## Start DATA SECTION

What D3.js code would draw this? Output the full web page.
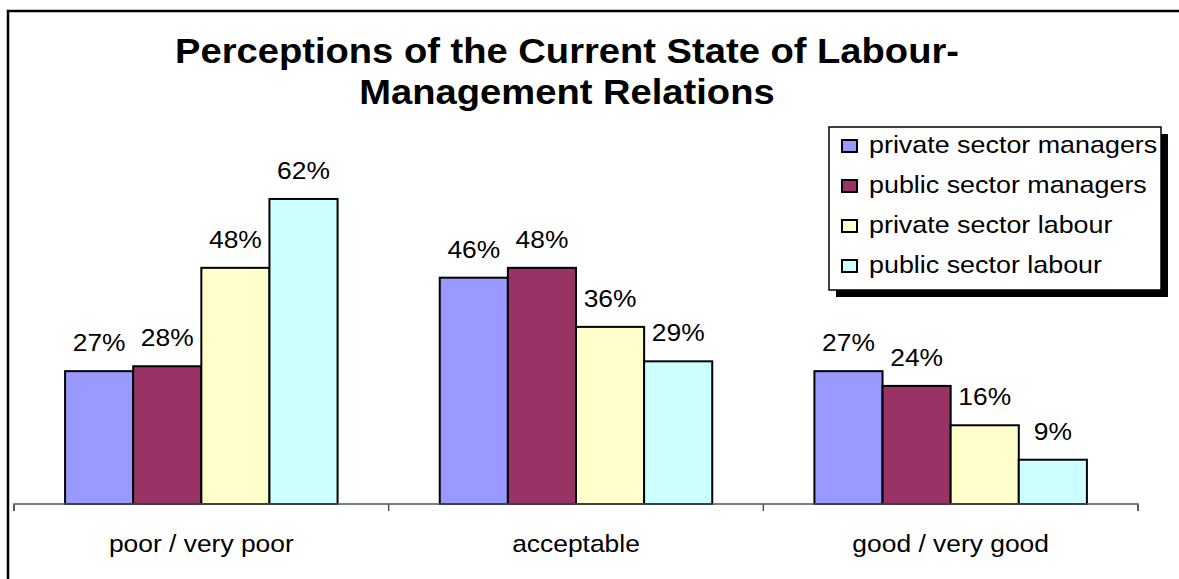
<!DOCTYPE html>
<html>
<head>
<meta charset="utf-8">
<script src="https://cdn.jsdelivr.net/npm/d3@7"></script>
<style>
  html, body { margin: 0; padding: 0; background: #fff; }
  svg { display: block; }
  text { font-family: Arial, "Liberation Sans", sans-serif; fill: #000; }
</style>
</head>
<body>
<svg id="chart" width="1179" height="579"></svg>
<script>
const categories = ["poor / very poor", "acceptable", "good / very good"];
const seriesNames = ["private sector managers", "public sector managers", "private sector labour", "public sector labour"];
const privateSectorManagers = [27, 46, 27];
const publicSectorManagers = [28, 48, 24];
const privateSectorLabour = [48, 36, 16];
const publicSectorLabour = [62, 29, 9];
const seriesValues = [privateSectorManagers, publicSectorManagers, privateSectorLabour, publicSectorLabour];
const seriesColors = ["#9999FF", "#993366", "#FFFFCC", "#CCFFFF"];
const titleLines = ["Perceptions of the Current State of Labour-", "Management Relations"];

const svg = d3.select("#chart");

// outer border (runs off right and bottom)
svg.append("rect").attr("x", 8).attr("y", 11).attr("width", 1200).attr("height", 600)
  .attr("fill", "#fff").attr("stroke", "#000").attr("stroke-width", 2.5);

const x0 = d3.scaleBand().domain(categories).range([14, 1138]).paddingInner(0).paddingOuter(0);
const x1 = d3.scaleBand().domain(d3.range(seriesNames.length)).range([0, x0.bandwidth()]).paddingOuter(0.75).paddingInner(0);
const y = d3.scaleLinear().domain([0, 70]).range([504, 159.6]);

const LSX = 1.1;

// bars
const groups = svg.append("g").selectAll("g").data(categories).join("g")
  .attr("transform", d => `translate(${x0(d)},0)`);
groups.each(function(cat, ci) {
  const g = d3.select(this);
  seriesNames.forEach((s, si) => {
    const v = seriesValues[si][ci];
    g.append("rect")
      .attr("x", x1(si)).attr("y", y(v))
      .attr("width", x1.bandwidth()).attr("height", y(0) - y(v))
      .attr("fill", seriesColors[si]).attr("stroke", "#000").attr("stroke-width", 2);
    g.append("text")
      .attr("transform", `translate(${x1(si) + x1.bandwidth() / 2},${y(v) - 20}) scale(${LSX},1)`)
      .attr("text-anchor", "middle").attr("font-size", 24)
      .text(v + "%");
  });
});

// x axis
const axis = svg.append("g").attr("transform", "translate(0,504)")
  .call(d3.axisBottom(x0).tickSize(7).tickFormat(""));
axis.select(".domain").attr("stroke", "#555").attr("stroke-width", 1.5)
  .attr("d", `M14,7V0H1138V7`);
axis.selectAll(".tick").remove();
const boundaries = [0, 1, 2, 3].map(i => i === 3 ? x0.range()[1] : x0(categories[i]));
axis.selectAll("line.b").data(boundaries).join("line").attr("class", "b")
  .attr("x1", d => d).attr("x2", d => d).attr("y1", 0).attr("y2", 7)
  .attr("stroke", "#555").attr("stroke-width", 1.5);
svg.append("g").selectAll("text").data(categories).join("text")
  .attr("transform", d => `translate(${x0(d) + x0.bandwidth() / 2},552) scale(${LSX},1)`)
  .attr("text-anchor", "middle").attr("font-size", 24)
  .text(d => d);

// title
svg.append("g").selectAll("text").data(titleLines).join("text")
  .attr("transform", (d, i) => `translate(567,${63 + i * 41}) scale(1.09,1)`)
  .attr("text-anchor", "middle").attr("font-size", 35).attr("font-weight", "bold")
  .text(d => d);

// legend
const lg = svg.append("g").attr("transform", "translate(829,127)");
lg.append("rect").attr("x", 7).attr("y", 7).attr("width", 332).attr("height", 163).attr("fill", "#000");
lg.append("rect").attr("x", 0).attr("y", 0).attr("width", 332).attr("height", 163)
  .attr("fill", "#fff").attr("stroke", "#000").attr("stroke-width", 1.5);
seriesNames.forEach((s, i) => {
  const yy = 26 + i * 40;
  lg.append("rect").attr("x", 13).attr("y", yy - 13).attr("width", 15).attr("height", 12)
    .attr("fill", seriesColors[i]).attr("stroke", "#000").attr("stroke-width", 2);
  lg.append("text").attr("transform", `translate(40,${yy}) scale(1.12,1)`)
    .attr("font-size", 24).text(s);
});
</script>
</body>
</html>
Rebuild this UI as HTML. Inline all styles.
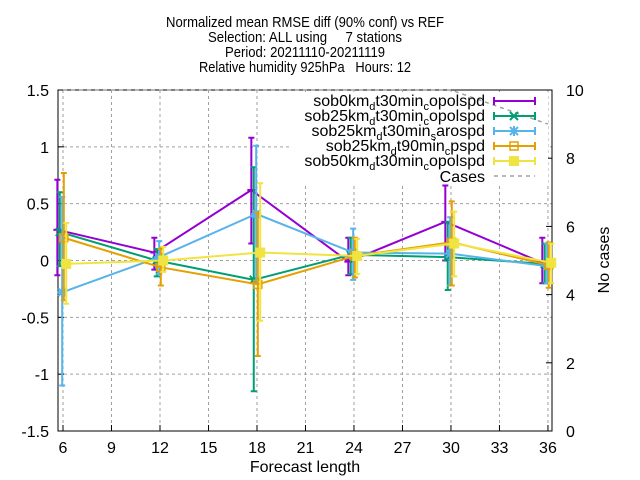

## End DATA SECTION

- PROBLEM STATEMENT -
Keep the pictures out of your copy, and repeat every entry above exactly.

- ANSWER TO THE PROBLEM -
What D3.js code would draw this? Output the full web page.
<!DOCTYPE html>
<html>
<head>
<meta charset="utf-8">
<script src="https://cdn.jsdelivr.net/npm/d3@7"></script>
<style>
  html, body { margin: 0; padding: 0; background: #fff; }
  svg { display: block; }
  text { font-family: Arial, "Liberation Sans", sans-serif; fill: #000; }
</style>
</head>
<body>
<svg id="chart" width="1179" height="579"></svg>
<script>
const categories = ["poor / very poor", "acceptable", "good / very good"];
const seriesNames = ["private sector managers", "public sector managers", "private sector labour", "public sector labour"];
const privateSectorManagers = [27, 46, 27];
const publicSectorManagers = [28, 48, 24];
const privateSectorLabour = [48, 36, 16];
const publicSectorLabour = [62, 29, 9];
const seriesValues = [privateSectorManagers, publicSectorManagers, privateSectorLabour, publicSectorLabour];
const seriesColors = ["#9999FF", "#993366", "#FFFFCC", "#CCFFFF"];
const titleLines = ["Perceptions of the Current State of Labour-", "Management Relations"];

const svg = d3.select("#chart");

// outer border (runs off right and bottom)
svg.append("rect").attr("x", 8).attr("y", 11).attr("width", 1200).attr("height", 600)
  .attr("fill", "#fff").attr("stroke", "#000").attr("stroke-width", 2.5);

const x0 = d3.scaleBand().domain(categories).range([14, 1138]).paddingInner(0).paddingOuter(0);
const x1 = d3.scaleBand().domain(d3.range(seriesNames.length)).range([0, x0.bandwidth()]).paddingOuter(0.75).paddingInner(0);
const y = d3.scaleLinear().domain([0, 70]).range([504, 159.6]);

const LSX = 1.1;

// bars
const groups = svg.append("g").selectAll("g").data(categories).join("g")
  .attr("transform", d => `translate(${x0(d)},0)`);
groups.each(function(cat, ci) {
  const g = d3.select(this);
  seriesNames.forEach((s, si) => {
    const v = seriesValues[si][ci];
    g.append("rect")
      .attr("x", x1(si)).attr("y", y(v))
      .attr("width", x1.bandwidth()).attr("height", y(0) - y(v))
      .attr("fill", seriesColors[si]).attr("stroke", "#000").attr("stroke-width", 2);
    g.append("text")
      .attr("transform", `translate(${x1(si) + x1.bandwidth() / 2},${y(v) - 20}) scale(${LSX},1)`)
      .attr("text-anchor", "middle").attr("font-size", 24)
      .text(v + "%");
  });
});

// x axis
const axis = svg.append("g").attr("transform", "translate(0,504)")
  .call(d3.axisBottom(x0).tickSize(7).tickFormat(""));
axis.select(".domain").attr("stroke", "#555").attr("stroke-width", 1.5)
  .attr("d", `M14,7V0H1138V7`);
axis.selectAll(".tick").remove();
const boundaries = [0, 1, 2, 3].map(i => i === 3 ? x0.range()[1] : x0(categories[i]));
axis.selectAll("line.b").data(boundaries).join("line").attr("class", "b")
  .attr("x1", d => d).attr("x2", d => d).attr("y1", 0).attr("y2", 7)
  .attr("stroke", "#555").attr("stroke-width", 1.5);
svg.append("g").selectAll("text").data(categories).join("text")
  .attr("transform", d => `translate(${x0(d) + x0.bandwidth() / 2},552) scale(${LSX},1)`)
  .attr("text-anchor", "middle").attr("font-size", 24)
  .text(d => d);

// title
svg.append("g").selectAll("text").data(titleLines).join("text")
  .attr("transform", (d, i) => `translate(567,${63 + i * 41}) scale(1.09,1)`)
  .attr("text-anchor", "middle").attr("font-size", 35).attr("font-weight", "bold")
  .text(d => d);

// legend
const lg = svg.append("g").attr("transform", "translate(829,127)");
lg.append("rect").attr("x", 7).attr("y", 7).attr("width", 332).attr("height", 163).attr("fill", "#000");
lg.append("rect").attr("x", 0).attr("y", 0).attr("width", 332).attr("height", 163)
  .attr("fill", "#fff").attr("stroke", "#000").attr("stroke-width", 1.5);
seriesNames.forEach((s, i) => {
  const yy = 26 + i * 40;
  lg.append("rect").attr("x", 13).attr("y", yy - 13).attr("width", 15).attr("height", 12)
    .attr("fill", seriesColors[i]).attr("stroke", "#000").attr("stroke-width", 2);
  lg.append("text").attr("transform", `translate(40,${yy}) scale(1.12,1)`)
    .attr("font-size", 24).text(s);
});
</script>
</body>
</html>
Rebuild this UI as HTML. Inline all styles.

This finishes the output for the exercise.